(Figure scripts)
*-*-*
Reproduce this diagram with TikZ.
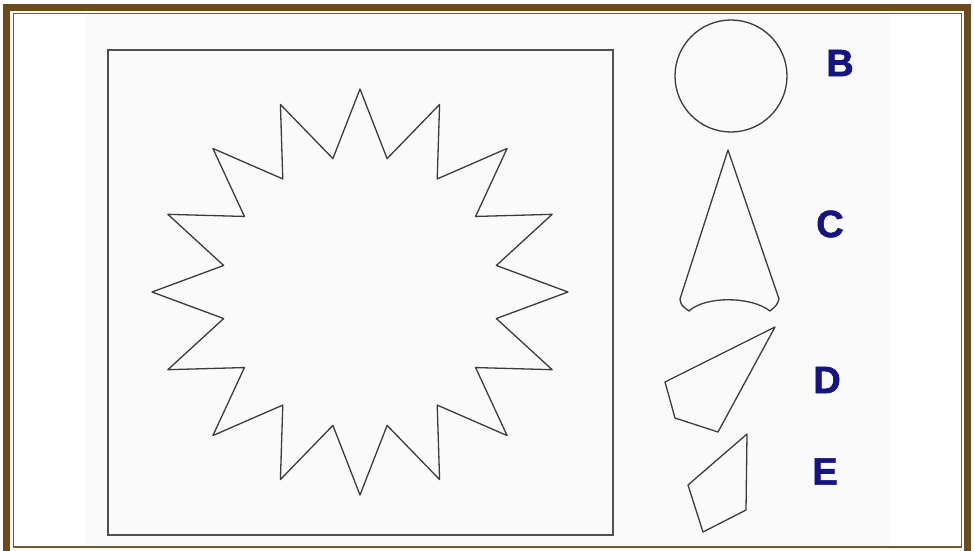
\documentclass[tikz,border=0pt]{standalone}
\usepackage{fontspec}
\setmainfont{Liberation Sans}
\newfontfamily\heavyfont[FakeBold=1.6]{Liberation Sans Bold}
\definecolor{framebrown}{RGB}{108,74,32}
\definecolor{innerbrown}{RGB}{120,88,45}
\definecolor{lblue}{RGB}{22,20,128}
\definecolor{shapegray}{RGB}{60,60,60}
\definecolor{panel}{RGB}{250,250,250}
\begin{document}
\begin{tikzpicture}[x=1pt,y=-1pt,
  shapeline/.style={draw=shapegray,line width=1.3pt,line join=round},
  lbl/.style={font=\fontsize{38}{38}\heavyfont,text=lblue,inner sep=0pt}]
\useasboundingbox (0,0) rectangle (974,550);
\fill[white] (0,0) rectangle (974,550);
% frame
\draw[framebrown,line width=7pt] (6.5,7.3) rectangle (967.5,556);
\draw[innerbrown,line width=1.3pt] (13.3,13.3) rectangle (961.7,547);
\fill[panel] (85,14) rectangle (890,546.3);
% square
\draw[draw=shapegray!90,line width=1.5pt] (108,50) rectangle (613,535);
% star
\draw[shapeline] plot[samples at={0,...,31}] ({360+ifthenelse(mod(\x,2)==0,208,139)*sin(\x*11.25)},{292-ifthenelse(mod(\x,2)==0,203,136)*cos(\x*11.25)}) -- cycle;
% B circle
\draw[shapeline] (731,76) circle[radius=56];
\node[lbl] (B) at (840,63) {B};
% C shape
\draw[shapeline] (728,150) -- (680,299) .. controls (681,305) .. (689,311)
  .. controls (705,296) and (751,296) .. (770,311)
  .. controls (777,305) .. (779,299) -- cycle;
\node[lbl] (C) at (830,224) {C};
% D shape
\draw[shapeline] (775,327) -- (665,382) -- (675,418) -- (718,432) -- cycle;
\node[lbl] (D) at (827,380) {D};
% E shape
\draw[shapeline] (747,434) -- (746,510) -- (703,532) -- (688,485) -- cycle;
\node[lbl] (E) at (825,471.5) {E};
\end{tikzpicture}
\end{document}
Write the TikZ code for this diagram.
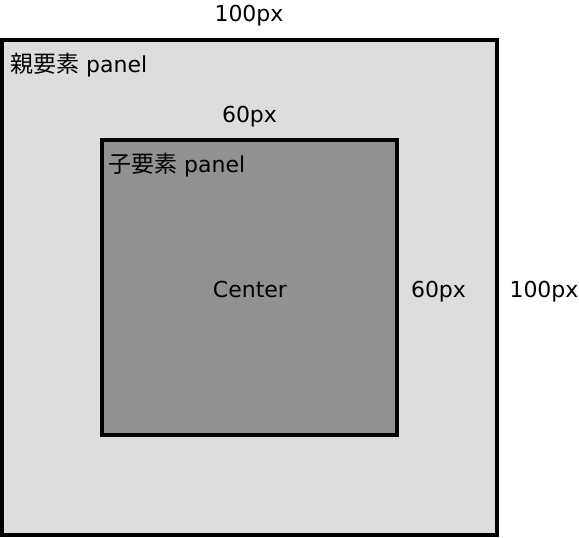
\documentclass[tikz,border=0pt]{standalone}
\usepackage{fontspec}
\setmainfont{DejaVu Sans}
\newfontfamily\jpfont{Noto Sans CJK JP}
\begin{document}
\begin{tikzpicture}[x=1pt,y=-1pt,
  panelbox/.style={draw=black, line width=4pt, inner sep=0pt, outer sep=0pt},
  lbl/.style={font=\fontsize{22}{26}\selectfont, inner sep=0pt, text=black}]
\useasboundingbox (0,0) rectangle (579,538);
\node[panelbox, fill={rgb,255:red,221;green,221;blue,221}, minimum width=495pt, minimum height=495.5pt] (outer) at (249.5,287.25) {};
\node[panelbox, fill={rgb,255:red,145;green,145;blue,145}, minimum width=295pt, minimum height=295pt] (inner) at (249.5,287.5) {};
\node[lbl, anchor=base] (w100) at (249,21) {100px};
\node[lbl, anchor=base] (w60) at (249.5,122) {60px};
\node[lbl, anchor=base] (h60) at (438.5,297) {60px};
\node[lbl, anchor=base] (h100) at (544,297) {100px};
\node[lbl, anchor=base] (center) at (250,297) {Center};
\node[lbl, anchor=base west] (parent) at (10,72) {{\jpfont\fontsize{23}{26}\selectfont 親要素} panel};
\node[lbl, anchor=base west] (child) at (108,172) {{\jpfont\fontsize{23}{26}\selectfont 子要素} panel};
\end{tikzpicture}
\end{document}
*-*-*
Leave out the pictures and print every line of the data exactly.

Reproduce this diagram with TikZ.
\documentclass[tikz,border=0pt]{standalone}
\usepackage{fontspec}
\setmainfont{Liberation Sans}
\newfontfamily\heavyfont[FakeBold=1.6]{Liberation Sans Bold}
\definecolor{framebrown}{RGB}{108,74,32}
\definecolor{innerbrown}{RGB}{120,88,45}
\definecolor{lblue}{RGB}{22,20,128}
\definecolor{shapegray}{RGB}{60,60,60}
\definecolor{panel}{RGB}{250,250,250}
\begin{document}
\begin{tikzpicture}[x=1pt,y=-1pt,
  shapeline/.style={draw=shapegray,line width=1.3pt,line join=round},
  lbl/.style={font=\fontsize{38}{38}\heavyfont,text=lblue,inner sep=0pt}]
\useasboundingbox (0,0) rectangle (974,550);
\fill[white] (0,0) rectangle (974,550);
% frame
\draw[framebrown,line width=7pt] (6.5,7.3) rectangle (967.5,556);
\draw[innerbrown,line width=1.3pt] (13.3,13.3) rectangle (961.7,547);
\fill[panel] (85,14) rectangle (890,546.3);
% square
\draw[draw=shapegray!90,line width=1.5pt] (108,50) rectangle (613,535);
% star
\draw[shapeline] plot[samples at={0,...,31}] ({360+ifthenelse(mod(\x,2)==0,208,139)*sin(\x*11.25)},{292-ifthenelse(mod(\x,2)==0,203,136)*cos(\x*11.25)}) -- cycle;
% B circle
\draw[shapeline] (731,76) circle[radius=56];
\node[lbl] (B) at (840,63) {B};
% C shape
\draw[shapeline] (728,150) -- (680,299) .. controls (681,305) .. (689,311)
  .. controls (705,296) and (751,296) .. (770,311)
  .. controls (777,305) .. (779,299) -- cycle;
\node[lbl] (C) at (830,224) {C};
% D shape
\draw[shapeline] (775,327) -- (665,382) -- (675,418) -- (718,432) -- cycle;
\node[lbl] (D) at (827,380) {D};
% E shape
\draw[shapeline] (747,434) -- (746,510) -- (703,532) -- (688,485) -- cycle;
\node[lbl] (E) at (825,471.5) {E};
\end{tikzpicture}
\end{document}
Write the TikZ code for this diagram.
\documentclass[tikz,border=0pt]{standalone}
\usepackage{fontspec}
\setmainfont{DejaVu Sans}
\newfontfamily\jpfont{Noto Sans CJK JP}
\begin{document}
\begin{tikzpicture}[x=1pt,y=-1pt,
  panelbox/.style={draw=black, line width=4pt, inner sep=0pt, outer sep=0pt},
  lbl/.style={font=\fontsize{22}{26}\selectfont, inner sep=0pt, text=black}]
\useasboundingbox (0,0) rectangle (579,538);
\node[panelbox, fill={rgb,255:red,221;green,221;blue,221}, minimum width=495pt, minimum height=495.5pt] (outer) at (249.5,287.25) {};
\node[panelbox, fill={rgb,255:red,145;green,145;blue,145}, minimum width=295pt, minimum height=295pt] (inner) at (249.5,287.5) {};
\node[lbl, anchor=base] (w100) at (249,21) {100px};
\node[lbl, anchor=base] (w60) at (249.5,122) {60px};
\node[lbl, anchor=base] (h60) at (438.5,297) {60px};
\node[lbl, anchor=base] (h100) at (544,297) {100px};
\node[lbl, anchor=base] (center) at (250,297) {Center};
\node[lbl, anchor=base west] (parent) at (10,72) {{\jpfont\fontsize{23}{26}\selectfont 親要素} panel};
\node[lbl, anchor=base west] (child) at (108,172) {{\jpfont\fontsize{23}{26}\selectfont 子要素} panel};
\end{tikzpicture}
\end{document}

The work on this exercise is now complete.